Perceive can refer to all senses:

  • To become aware of directly through any of the senses, especially sight or hearing.
  • Good suggestion but to me perception involves some cognitive analysis of patterns and fitting to existing mental categories rather than just registration of sensations. I want the any-sense equivalent of "Look at that!" rather than "Can you see the rabbit face in that cloud".
    – steveOw
    Oct 30, 2014 at 15:50
  • You mean you are looking for a term suggesting a sort of 'passive perception'?
    – user66974
    Oct 30, 2014 at 15:54
  • Not perception but pre-perception, "registration" perhaps. For me "perception" involves low-level cognitive interpretation.
    – steveOw
    Oct 30, 2014 at 16:17
  • @steveOw: I think you're splitting hairs. In lay speech, perceive can mean as "little" as sense.
    – John Y
    Oct 30, 2014 at 16:25
  • @John Y. I get your point but I want to exclude some of the unwanted things that "perceive" can mean in order to avoid ambiguity.
    – steveOw
    Oct 30, 2014 at 16:38

Witness. verb: to have knowledge of (a development) from observation or experience.

Although 'Witness' also means to see an event amongst other things, I believe you could use it at the beginning of a sentence regarding a physical sense, meaning; 'now pay attention to this'

'Witness, as the odour of fresh baked bread fills the room.'
'Witness the reactions, as the blindfolded test subjects are touched.'

You can also use 'Bear witness' at the beginning of a sentence which would imply more of a command than a suggestion.

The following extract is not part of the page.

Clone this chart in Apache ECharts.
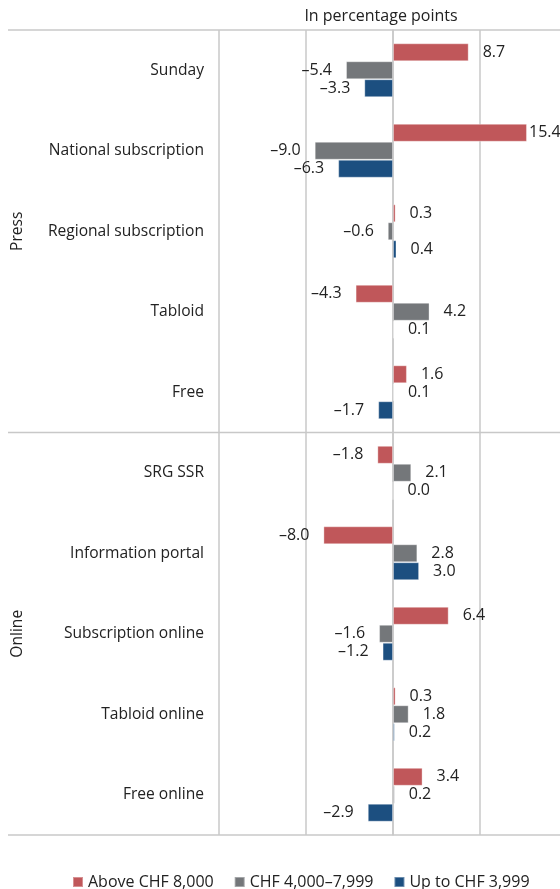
<!DOCTYPE html>
<html>
<head>
<meta charset="utf-8">
<script src="https://cdn.jsdelivr.net/npm/echarts@6/dist/echarts.min.js"></script>
<style>
  html, body { margin: 0; padding: 0; background: #fff; }
  #ch1 { width: 560px; height: 889px; }
</style>
</head>
<body>
<div id="ch1"></div>
<script>
var categories = ['Sunday', 'National subscription', 'Regional subscription', 'Tabloid', 'Free',
  'SRG SSR', 'Information portal', 'Subscription online', 'Tabloid online', 'Free online'];
var groups = ['Press', 'Online'];
var seriesNames = ['Above CHF 8,000', 'CHF 4,000\u20137,999', 'Up to CHF 3,999'];
var above8000 = [8.7, 15.4, 0.3, -4.3, 1.6, -1.8, -8.0, 6.4, 0.3, 3.4];
var mid4000 = [-5.4, -9.0, -0.6, 4.2, 0.1, 2.1, 2.8, -1.6, 1.8, 0.2];
var upto3999 = [-3.3, -6.3, 0.4, 0.1, -1.7, 0.0, 3.0, -1.2, 0.2, -2.9];
var xTicks = [-20, -10, 0, 10, 20];

window.onload = function() {
  var ch1 = echarts.init(document.getElementById('ch1'));
  var font = '"Open Sans", "Noto Sans", sans-serif';
  var gLeft = 219, gTop = 30, gHeight = 805;
  var colors = ['#c0575a', '#74777a', '#1c4f80'];

  function fmt(v) {
    return (v < 0 ? '\u2013' : '') + Math.abs(v).toFixed(1);
  }

  function makeData(arr) {
    return arr.map(function(v) {
      return {
        value: v,
        label: {
          position: v < 0 ? 'left' : 'right',
          distance: v >= 15 ? 2 : 14
        }
      };
    });
  }

  function makeSeries(name, arr, idx) {
    return {
      name: name,
      type: 'bar',
      barGap: '0%',
      barCategoryGap: '33%',
      itemStyle: {
        color: colors[idx],
        borderColor: 'rgba(255,255,255,0.35)',
        borderWidth: 1
      },
      label: {
        show: true,
        color: '#222',
        fontSize: 16,
        fontFamily: font,
        formatter: function(p) { return fmt(p.value); }
      },
      data: makeData(arr)
    };
  }

  var half = gTop + gHeight / 2;
  var op1 = {
    animation: false,
    color: colors,
    grid: {
      left: gLeft,
      top: gTop,
      width: 348,
      height: gHeight,
      containLabel: false,
      outerBoundsMode: 'none'
    },
    legend: {
      left: 67,
      top: 869,
      icon: 'rect',
      itemWidth: 10,
      itemHeight: 10,
      itemGap: 20,
      textStyle: { fontSize: 16, color: '#222', fontFamily: font },
      data: seriesNames
    },
    xAxis: {
      type: 'value',
      min: xTicks[0],
      max: xTicks[xTicks.length - 1],
      interval: 10,
      axisLabel: { show: false },
      axisTick: { show: false },
      axisLine: { show: false },
      splitLine: { show: true, lineStyle: { color: '#c8c8c8', width: 1.5 } }
    },
    yAxis: {
      type: 'category',
      inverse: true,
      data: categories,
      axisTick: { show: false },
      axisLine: { show: true, lineStyle: { color: '#c8c8c8', width: 1.5 } },
      axisLabel: { color: '#222', fontSize: 15.6, fontFamily: font, margin: 15 }
    },
    graphic: [
      { type: 'text', x: 381, y: 16,
        style: { text: 'In percentage points', fill: '#222', font: '16px ' + font, textAlign: 'center', textVerticalAlign: 'middle' } },
      { type: 'line', shape: { x1: 8, y1: gTop, x2: 560, y2: gTop }, style: { stroke: '#c8c8c8', lineWidth: 1.5 } },
      { type: 'line', shape: { x1: 8, y1: half, x2: 560, y2: half }, style: { stroke: '#c8c8c8', lineWidth: 1.5 } },
      { type: 'line', shape: { x1: 8, y1: gTop + gHeight, x2: 560, y2: gTop + gHeight }, style: { stroke: '#c8c8c8', lineWidth: 1.5 } },
      { type: 'text', x: 18, y: (gTop + half) / 2, rotation: Math.PI / 2,
        style: { text: groups[0], fill: '#222', font: '15.6px ' + font, textAlign: 'center', textVerticalAlign: 'middle' } },
      { type: 'text', x: 18, y: (half + gTop + gHeight) / 2, rotation: Math.PI / 2,
        style: { text: groups[1], fill: '#222', font: '15.6px ' + font, textAlign: 'center', textVerticalAlign: 'middle' } }
    ],
    series: [
      makeSeries(seriesNames[0], above8000, 0),
      makeSeries(seriesNames[1], mid4000, 1),
      makeSeries(seriesNames[2], upto3999, 2)
    ]
  };

  ch1.setOption(op1);
};
</script>
</body>
</html>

pay attention to; take notice of.


What about: "I give you..."

It's not quite "be-sense" but I think it serves the same purpose as what the original question is asking. As a matter of fact, I came here with the same question and after reading all of the responses this is what occurred to me and is what I will be using in my particular case.



From your examples:

"Notice this peculiar animal",
"Are you noticing that?" or
"They noticed the asteroid impact without knowing what it was"

From Merriam-Webster:

notice (2 of 2)


noticed; noticing; notices

3 b : to become aware of (something or someone) : to take notice of

No one noticed her arrival. I think Mr. Carver is showing us at least part of the truth about a segment of American experience few of our writers trouble to notice. —Irving Howe

4 : to give a formal notice to

intransitive verb

: to become aware of something : to take notice

Only one middle-aged customer seems not to notice. —Carol Wallace He did some unorthodox things, … but no one noticed except the musicians who tried to duplicate them. —Rolling Stone

  • Thanks, I have considered "notice", but for me it has connotations of "cognitive interpretation" or "thinking" as in "he noticed the irregular beat". But I am looking for something which describes the activity of sensing some thing and focussing on the sensations experienced, without emotional reaction to the thing, or categorization or judgement of the thing. It is equivalent to "See, hear, feel, smell and taste (this)", but in an holistic way - rather than listing the different modes of sensation.